----- Supplied material
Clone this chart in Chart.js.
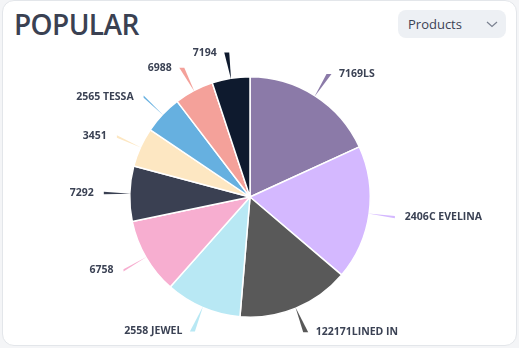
<!DOCTYPE html>
<html>
<head>
<meta charset="utf-8">
<script src="https://cdn.jsdelivr.net/npm/chart.js@4/dist/chart.umd.min.js"></script>
<style>
  html, body { margin: 0; padding: 0; }
  body { width: 519px; height: 348px; background: #f4f5f7; position: relative; overflow: hidden; font-family: "Open Sans", sans-serif; }
  .card { position: absolute; left: 2px; top: 0; width: 513px; height: 344px; background: #fff; border: 1px solid #e3e6ea; border-radius: 12px; }
  .title { position: absolute; left: 14px; top: 10px; font-size: 28px; line-height: 28px; font-weight: 600; letter-spacing: -0.6px; color: #3a4152; }
  .select { position: absolute; left: 398px; top: 10px; width: 108px; height: 28px; background: #edf0f4; border-radius: 8px; }
  .select span { position: absolute; left: 10px; top: 5px; font-size: 13px; line-height: 18px; font-weight: 500; color: #3b4254; }
  .select svg { position: absolute; left: 88px; top: 11px; }
  canvas { position: absolute; left: 0; top: 0; }
</style>
</head>
<body>
<div class="card"></div>
<div class="title">POPULAR</div>
<div class="select"><span>Products</span>
  <svg width="12" height="7" viewBox="0 0 12 7"><path d="M1 1 L6 5.5 L11 1" fill="none" stroke="#7a8190" stroke-width="1.2"/></svg>
</div>
<canvas id="pie" width="519" height="348"></canvas>
<script>
const products = ["7169LS", "2406C EVELINA", "122171LINED IN", "2558 JEWEL", "6758", "7292", "3451", "2565 TESSA", "6988", "7194"];
const sales = [65.4, 65.0, 54.4, 36.8, 36.6, 26.7, 19.1, 18.7, 19.0, 18.3];
const sliceColors = ["#8b7aa8", "#d4b8ff", "#595959", "#b8e8f4", "#f7aed0", "#3a4052", "#fde7c2", "#66b0e0", "#f4a19a", "#0e1a2e"];

// leader wedges + labels outside the pie
const outsideLabels = {
  id: "outsideLabels",
  afterDatasetsDraw(chart) {
    const ctx = chart.ctx;
    const meta = chart.getDatasetMeta(0);
    ctx.save();
    ctx.font = "bold 10.5px 'Open Sans'";
    ctx.textBaseline = "middle";
    meta.data.forEach((arc, i) => {
      const p = arc.getProps(["x", "y", "startAngle", "endAngle", "outerRadius"], true);
      const mid = (p.startAngle + p.endAngle) / 2;
      const cos = Math.cos(mid), sin = Math.sin(mid);
      const ax = p.x + cos * (p.outerRadius - 1), ay = p.y + sin * (p.outerRadius - 1);
      const bx = p.x + cos * (p.outerRadius + 26), by = p.y + sin * (p.outerRadius + 26);
      const horiz = Math.abs(sin) > Math.abs(cos);
      const w = horiz ? 2.5 : 1.2;
      ctx.fillStyle = sliceColors[i];
      ctx.beginPath();
      ctx.moveTo(ax, ay);
      if (horiz) {
        ctx.lineTo(bx - w, by);
        ctx.lineTo(bx + w, by);
      } else {
        ctx.lineTo(bx, by - w);
        ctx.lineTo(bx, by + w);
      }
      ctx.closePath();
      ctx.fill();

      ctx.fillStyle = "#3b4254";
      if (cos >= 0) {
        ctx.textAlign = "left";
        ctx.fillText(products[i], bx + 10, by);
      } else {
        ctx.textAlign = "right";
        ctx.fillText(products[i], bx - 10, by);
      }
    });
    ctx.restore();
  }
};

new Chart(document.getElementById("pie"), {
  type: "pie",
  data: {
    labels: products,
    datasets: [{
      data: sales,
      backgroundColor: sliceColors,
      borderColor: "#ffffff",
      borderWidth: 1.5
    }]
  },
  options: {
    responsive: false,
    animation: false,
    devicePixelRatio: 1,
    layout: { padding: { left: 129, right: 148, top: 76, bottom: 30 } },
    plugins: {
      legend: { display: false },
      tooltip: { enabled: false }
    }
  },
  plugins: [outsideLabels]
});
</script>
</body>
</html>
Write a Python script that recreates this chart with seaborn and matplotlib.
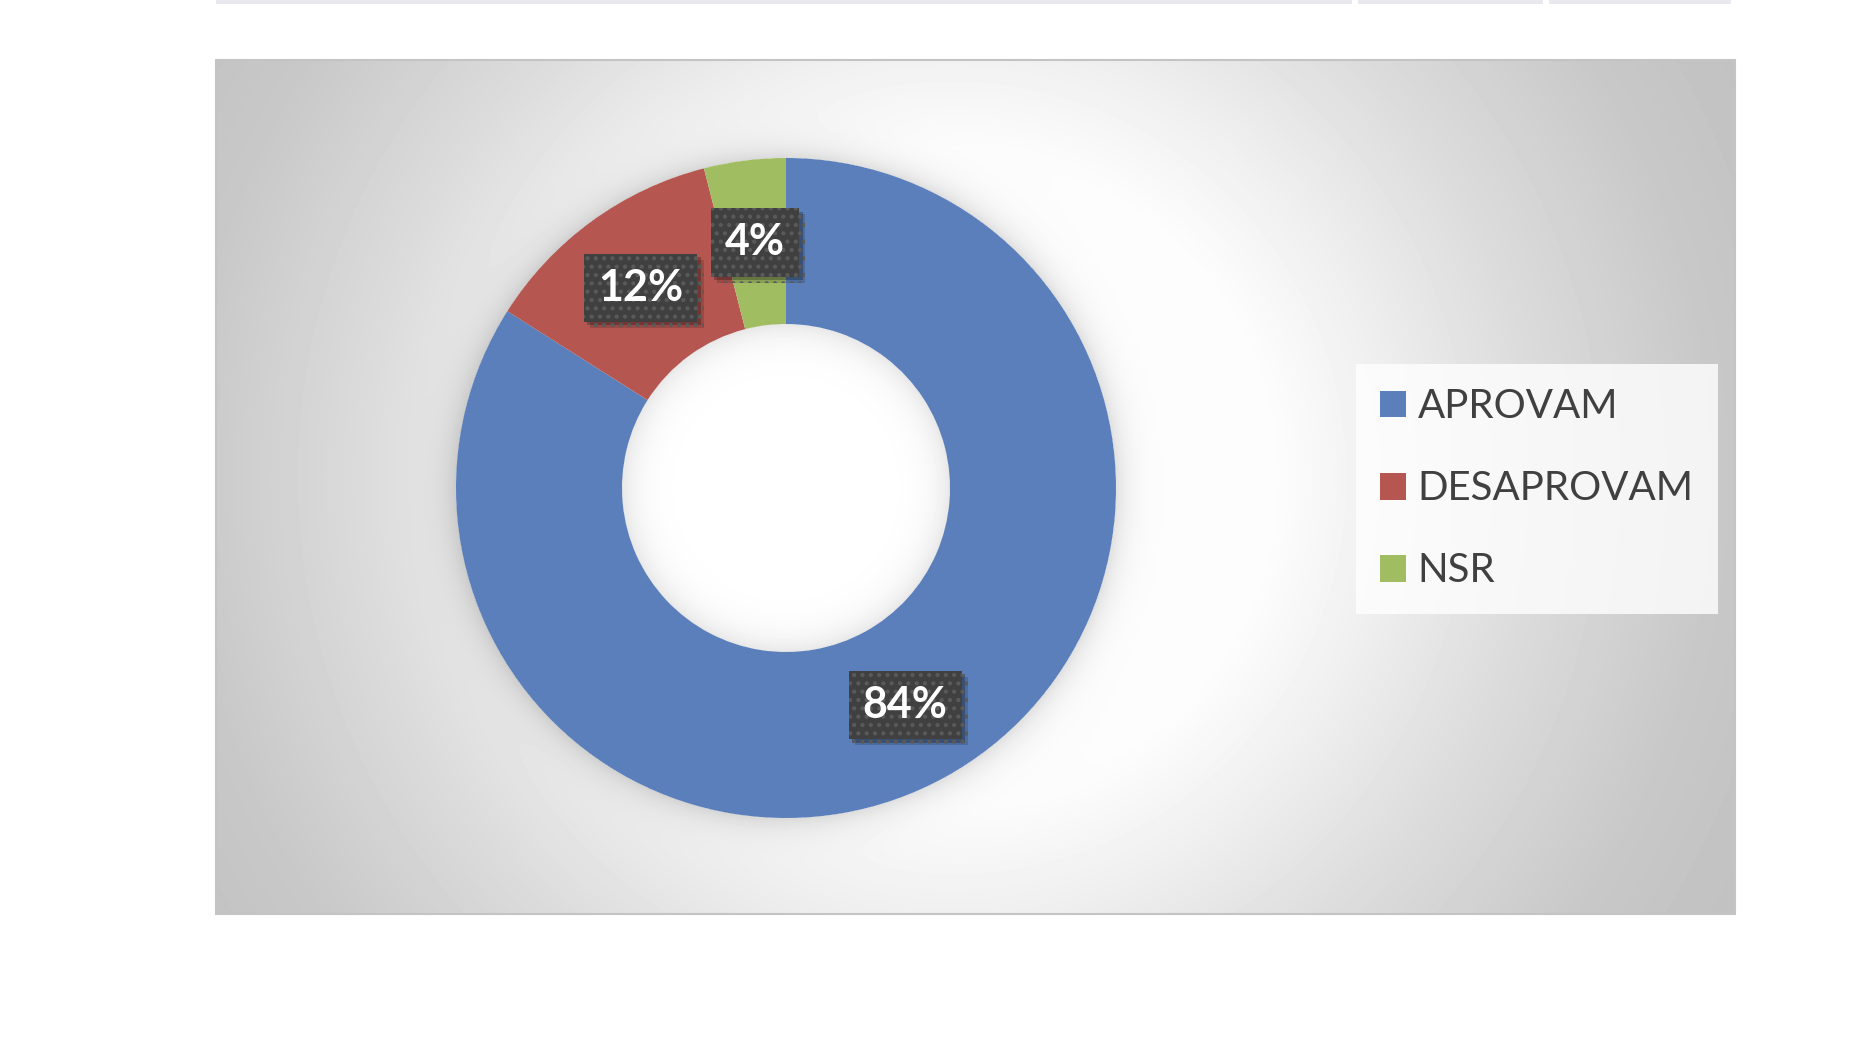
# Rosquinha: aprovacao (APROVAM / DESAPROVAM / NSR)
import numpy as np
import matplotlib.pyplot as plt
import matplotlib.patheffects as pe
from matplotlib.patches import Rectangle
import seaborn as sns

categorias = ['APROVAM', 'DESAPROVAM', 'NSR']
percentuais = [84, 12, 4]
cores = sns.color_palette(['#5B7FBA', '#B65650', '#A0BD62'])

sns.set_theme(style='white')
plt.rcParams['font.family'] = ['Lato', 'DejaVu Sans']
plt.rcParams['hatch.color'] = '#5a5a5a'
plt.rcParams['hatch.linewidth'] = 1.8

W, H = 1873, 1052
fig = plt.figure(figsize=(18.73, 10.52), dpi=100)
ax = fig.add_axes([0, 0, 1, 1])

# area do grafico (pixels)
x0, x1, y0, y1 = 216, 1735, 60, 914
cx, cy, R, Ri = 786, 488, 330, 164

# fundo com gradiente radial + sombra da rosquinha
xs = np.arange(x0, x1) + 0.5
ys = np.arange(y0, y1) + 0.5
X, Y = np.meshgrid(xs, ys)
r = np.hypot(X - 950, Y - 478)
fundo = np.interp(r, [0, 330, 430, 580, 764, 900], [255, 252, 240, 220, 200, 193])
d = np.hypot(X - cx, Y - cy)
fundo = np.where(d > R, fundo - 30 * np.exp(-(d - R) / 14), fundo)
fundo = np.where(d < Ri, 255 - 24 * np.exp(-(Ri - d) / 16), fundo)
img = np.clip(fundo, 0, 255) / 255
ax.imshow(img, cmap='gray', vmin=0, vmax=1, extent=(x0, x1, H - y1, H - y0),
          interpolation='bilinear', zorder=0)
ax.add_patch(Rectangle((x0, H - y1), x1 - x0, y1 - y0, fill=False,
                       ec='#c4c4c4', lw=1.5, zorder=0.5))

wedges, texts, autotexts = ax.pie(
    percentuais, colors=cores, startangle=90, counterclock=False,
    radius=R, center=(cx, H - cy), autopct='%1.0f%%', pctdistance=0.75,
    wedgeprops=dict(width=R - Ri, linewidth=0))

for t in autotexts:
    t.set(color='white', fontsize=31, fontweight='bold')
    t.set_bbox(dict(boxstyle='square,pad=0.33', fc='#404040', ec='#5a5a5a',
                    lw=0, hatch='..'))
    # sombra da caixa
    t.get_bbox_patch().set_path_effects([
        pe.SimplePatchShadow(offset=(4.5, -4.5), shadow_rgbFace='black', alpha=0.15),
        pe.SimplePatchShadow(offset=(2.5, -2.5), shadow_rgbFace='black', alpha=0.25),
        pe.Normal()])

ax.set_xlim(0, W)
ax.set_ylim(0, H)
ax.set_aspect('equal')
ax.axis('off')

leg = ax.legend(wedges, categorias, loc='upper left',
                bbox_to_anchor=(1356 / W, 1 - 364 / H), bbox_transform=fig.transFigure,
                frameon=True, fancybox=False, prop=dict(family='Lato', size=29),
                handlelength=0.65, handleheight=0.65, handletextpad=0.28,
                labelspacing=1.12, borderpad=0.6, borderaxespad=0, labelcolor='#404040')
leg.get_frame().set_facecolor((1, 1, 1, 0.15))
leg.get_frame().set_edgecolor('none')

# faixas cinzas no topo (resto da tabela)
for a, b in [(216, 1352), (1358, 1543), (1549, 1731)]:
    fig.add_artist(Rectangle((a / W, 1 - 4 / H), (b - a) / W, 4 / H,
                             transform=fig.transFigure, fc='#e9e8ee', ec='none'))

fig.savefig('out.png', dpi=100)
----------
Requirement: Find the word "script" in the material, then list each line that holds it.

Exercise output:
<script src="https://cdn.jsdelivr.net/npm/chart.js@4/dist/chart.umd.min.js"></script>
<script>
</script>
Write a Python script that recreates this chart with seaborn and matplotlib.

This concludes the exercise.